Grandpa grew up in Pittsburgh, where he was a star athlete. He once ran back a punt 65 yards for a touchdown to win the city championship. When World War II came around, he tried to enlist, only to be turned down because of a heart murmur. Determined to get around this problem, he moved to Detroit and tried to join up again, but failed.
While working in a munitions factory in Detroit, he met my grandmother Angie. The Polish equivalent of Rosie the Riveter she worked in the same factory with him, and they hit it off fine. They married in ’43 and had my father in ’45.
They moved to Monroe, Michigan, soon after, and had two girls, my aunts Kathy and Pam.
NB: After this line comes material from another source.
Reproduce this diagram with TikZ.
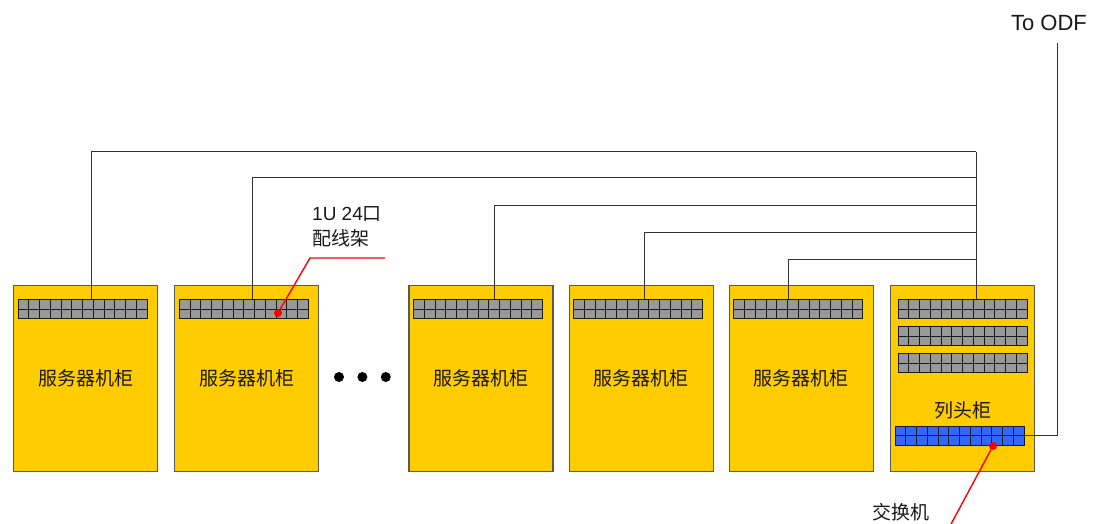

While there, Grandpa ran Ken’s Auto Parts, which he owned until he retired, a place I remember well from my childhood. The scent of engine oil always brings me back.
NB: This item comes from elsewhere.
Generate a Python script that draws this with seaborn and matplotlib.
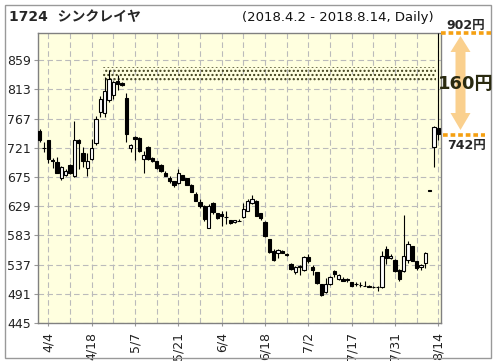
import matplotlib
matplotlib.use("Agg")
import matplotlib.pyplot as plt
from matplotlib.patches import Rectangle, Polygon
from matplotlib.lines import Line2D
import numpy as np
import pandas as pd
import seaborn as sns

sns.set_style("white")
plt.rcParams['font.family'] = ['DejaVu Sans', 'Noto Sans CJK JP']
plt.rcParams['hatch.linewidth'] = 1.0

# trading days 2018-04-02 .. 2018-08-14 (Japanese market holidays removed)
holidays = ['2018-04-30', '2018-05-03', '2018-05-04', '2018-07-16']
days = pd.bdate_range('2018-04-02', '2018-08-14')
days = days[~days.isin(pd.to_datetime(holidays))]

# daily OHLC
opens = [748, 721, 734, 702, 699, 673, 679, 694, 676, 734,
         713, 690, 703, 729, 778, 776, 797, 805, 826, 823,
         800, 720, 738, 737, 703, 723, 705, 700, 694, 682,
         674, 668, 666, 678, 673, 663, 648, 636, 630, 594,
         634, 618, 616, 612, 607, 604, 606, 612, 622, 634,
         638, 618, 604, 577, 559, 555, 559, 554, 538, 526,
         535, 528, 549, 533, 525, 506, 494, 506, 527, 514,
         514, 514, 509, 507, 505, 504, 504, 502, 501, 501,
         561, 547, 545, 529, 527, 544, 566, 542, 533, 540,
         654, 722, 752]
highs = [751, 730, 734, 705, 706, 693, 687, 695, 763, 735,
         722, 713, 735, 771, 803, 832, 844, 827, 836, 825,
         808, 727, 740, 738, 716, 724, 706, 701, 696, 684,
         676, 669, 687, 679, 674, 664, 651, 640, 631, 632,
         636, 619, 621, 621, 608, 608, 609, 634, 640, 646,
         639, 619, 605, 578, 561, 562, 560, 555, 540, 535,
         536, 551, 554, 536, 526, 507, 516, 519, 528, 522,
         517, 516, 510, 510, 509, 511, 505, 503, 504, 558,
         566, 553, 546, 530, 615, 574, 567, 543, 538, 557,
         655, 755, 902]
lows = [731, 714, 697, 690, 681, 671, 676, 680, 675, 687,
        691, 677, 702, 726, 770, 770, 793, 798, 812, 818,
        731, 715, 702, 715, 681, 702, 699, 688, 683, 676,
        665, 659, 664, 670, 662, 651, 637, 627, 606, 594,
        617, 609, 598, 601, 601, 603, 605, 611, 621, 633,
        613, 607, 581, 556, 542, 548, 555, 551, 529, 522,
        521, 527, 540, 520, 506, 487, 493, 505, 517, 512,
        511, 510, 503, 503, 502, 503, 502, 500, 496, 500,
        538, 546, 526, 511, 526, 539, 542, 529, 529, 532,
        653, 691, 733]
closes = [734, 720, 704, 700, 682, 691, 685, 681, 734, 729,
          700, 700, 720, 767, 798, 810, 830, 824, 822, 820,
          743, 725, 735, 716, 710, 703, 700, 689, 684, 677,
          669, 663, 682, 671, 663, 652, 638, 630, 609, 629,
          620, 610, 613, 612, 602, 607, 606, 624, 637, 641,
          614, 610, 582, 557, 545, 560, 556, 552, 530, 533,
          533, 549, 543, 528, 508, 489, 506, 517, 523, 521,
          511, 512, 504, 507, 505, 504, 502, 501, 501, 551,
          547, 551, 527, 515, 550, 569, 543, 532, 536, 556,
          653, 754, 743]

y_ticks = [445, 491, 537, 583, 629, 675, 721, 767, 813, 859]
band_range = (825, 848)
range_low, range_high = 742, 902

df = pd.DataFrame({'date': days, 'open': opens, 'high': highs,
                   'low': lows, 'close': closes})
df['x'] = np.arange(len(df))
up = df['close'] >= df['open']

W, H = 496, 364
fig = plt.figure(figsize=(W / 100, H / 100), dpi=100)
ax = fig.add_axes([38 / W, 41 / H, 403 / W, 290 / H])
ax.set_facecolor('#FFFFDF')


def fx(x):
    return x / W


def fy(y):
    return 1 - y / H


# wicks and bodies
ax.vlines(df['x'], df['low'], df['high'], color='black', lw=0.8, zorder=3)
body_lo = df[['open', 'close']].min(axis=1)
body_h = (df['close'] - df['open']).abs()
ax.bar(df['x'][up], body_h[up], bottom=body_lo[up], width=0.75,
       color='white', edgecolor='black', lw=0.8, zorder=4)
ax.bar(df['x'][~up], body_h[~up], bottom=body_lo[~up], width=0.75,
       color='black', edgecolor='black', lw=0.8, zorder=4)

# hatched resistance band
ax.add_patch(Rectangle((14.5, band_range[0]), 77, band_range[1] - band_range[0],
                       facecolor='none', edgecolor='#3c3c18', lw=0,
                       hatch='....', zorder=2))

ax.set_xlim(-0.4, 92.6)
ax.set_ylim(445, 902)
ax.set_yticks(y_ticks)
ax.set_yticklabels([str(v) for v in y_ticks], fontsize=9, color='#222222')

label_idx = list(range(2, len(df), 10))
ax.set_xticks(label_idx)
ax.set_xticklabels([f"{d.month}/{d.day}" for d in df['date'].iloc[label_idx]],
                   rotation=90, fontsize=9, color='#222222', va='top')
ax.set_xticks(list(range(7, len(df), 10)), minor=True)

ax.grid(True, which='both', color='#BBBBBB', lw=0.8, linestyle=(0, (5, 3)))
ax.set_axisbelow(True)
ax.tick_params(axis='y', length=3, width=0.8, color='#999999', pad=2, left=True)
ax.tick_params(axis='x', which='major', length=2.5, width=0.8, color='#999999',
               pad=4, bottom=True)
ax.tick_params(axis='x', which='minor', length=0)
for s in ax.spines.values():
    s.set_color('#808080')
    s.set_linewidth(1)

# titles
fig.text(fx(9), fy(17), '1724  シンクレイヤ', fontsize=10, fontweight='bold',
         ha='left', va='center')
fig.text(fx(242), fy(17), '(2018.4.2 - 2018.8.14, Daily)', fontsize=9.5,
         ha='left', va='center', color='#111111')

# outer frame
fig.add_artist(Rectangle((fx(5), fy(358)), 486 / W, 353 / H,
                         transform=fig.transFigure, fill=False,
                         ec='#999999', lw=1))

# range annotation on the right
orange = '#F5A012'
ax_tr = ax.transData
y_hi = fig.transFigure.inverted().transform(ax_tr.transform((0, range_high)))[1]
y_lo = fig.transFigure.inverted().transform(ax_tr.transform((0, range_low)))[1]
fig.add_artist(Line2D([fx(441), fx(491)], [y_hi, y_hi], transform=fig.transFigure,
                      color=orange, lw=2.6, linestyle=(0, (1.3, 0.8)),
                      dash_capstyle='butt'))
fig.add_artist(Line2D([fx(443), fx(485)], [y_lo, y_lo], transform=fig.transFigure,
                      color=orange, lw=2.6, linestyle=(0, (1.3, 0.8)),
                      dash_capstyle='butt'))
arrow_px = [(460.5, 36), (450.5, 52), (455.5, 52), (455.5, 113), (450.5, 113),
            (460.5, 130), (470.5, 113), (465.5, 113), (465.5, 52), (470.5, 52)]
fig.add_artist(Polygon([(fx(x), fy(y)) for x, y in arrow_px], closed=True,
                       transform=fig.transFigure, facecolor='#FAD08E',
                       edgecolor='none'))
fig.text(fx(466), y_hi + 8 / H, f'{range_high}円', fontsize=9, fontweight='bold',
         ha='center', va='center')
fig.text(fx(466), y_lo - 11 / H, f'{range_low}円', fontsize=9, fontweight='bold',
         ha='center', va='center')
fig.text(fx(466), fy(84), f'{range_high - range_low}円', fontsize=13,
         fontweight='semibold', ha='center', va='center', color='#2a2a10')

fig.savefig('out.png', dpi=100)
After that, he and my grandmother moved up to Buckley, Michigan, where they lived on a large stretch of land my grandmother had inherited from her parents. I remember spending many days hiking and fishing on the land, up near where Hemingway did the same things as a boy, in more rugged times.
Grandpa loved to play golf, bowl, and sing. He lent his voice to a barbershop quartet and his church choir for decades. He often burst into song just for the sheer joy of it. He once had a dog named Bandit, a huge Husky/Shepard mix, who would howl along with him whenever Grandpa would hit the right notes.
After my quads were born, I didn’t make it back to Michigan to visit my only surviving grandparents all that often. Grandpa’s failing health made the eight-hour drive to my place difficult. I didn’t see nearly enough of him over the past few years.
However, my son Marty and I joined my brother and his daughters, plus my father and stepmother, in a visit this past October. It was the one and only time I saw Grandpa in the nursing home. A series of ministrokes (we think) had muddled his memory, macular degeneration had done a number on his eyesight, and the earlier pneumonia had stolen his strength.
Despite that, he was thrilled to see us, and we him. My father, brother, and I watched the first game of the World Series with Grandpa, a lifelong Tigers fan. (As the only Brewers fan in the lot, I’m the odd man out.) Even though Detroit lost, we had a great time hanging out in the common room and sharing some beers.
Late in the evening, after the shift change, the night nurse came in to scold us for feeding Grandpa beer, concocting a policy against it on the spot. (My attorney/father asked to see the policy and got only blank looks instead.) Despite that, we packed the beer away. We’d been drinking it for two hours already anyhow.
As my brother Mark pointed out, he’d bought Grandpa—a lifelong Bud man—his last Budweiser. That’s something to be proud of, I think.
During our visits, Grandpa often sang a few lyrics, almost under his breath. Often, the lines came from “Babyface” from Thoroughly Modern Millie, a song he’d always liked to sing to his grandchildren and great-grandchildren.
One time, though, he breathed out a stray bit from another tune:
There will come a day when youth will pass away.
What will they say about me?
That’s, of course, a line from “Just a Gigolo/I Ain’t Got Nobody,” which Louis Prima made famous in my Grandpa’s day. Even though I don’t think anyone else heard him, it shook me to hear the words coming from him. Then I remembered the song’s next line:
When the end comes I’ll know I was just a gigolo.
Life goes on without me.
Grandpa sensed that the end was near, I think. I’m just glad I got to hear him sing about it one last time.
Good-bye, Grandpa. We’ll miss you every moment we have left.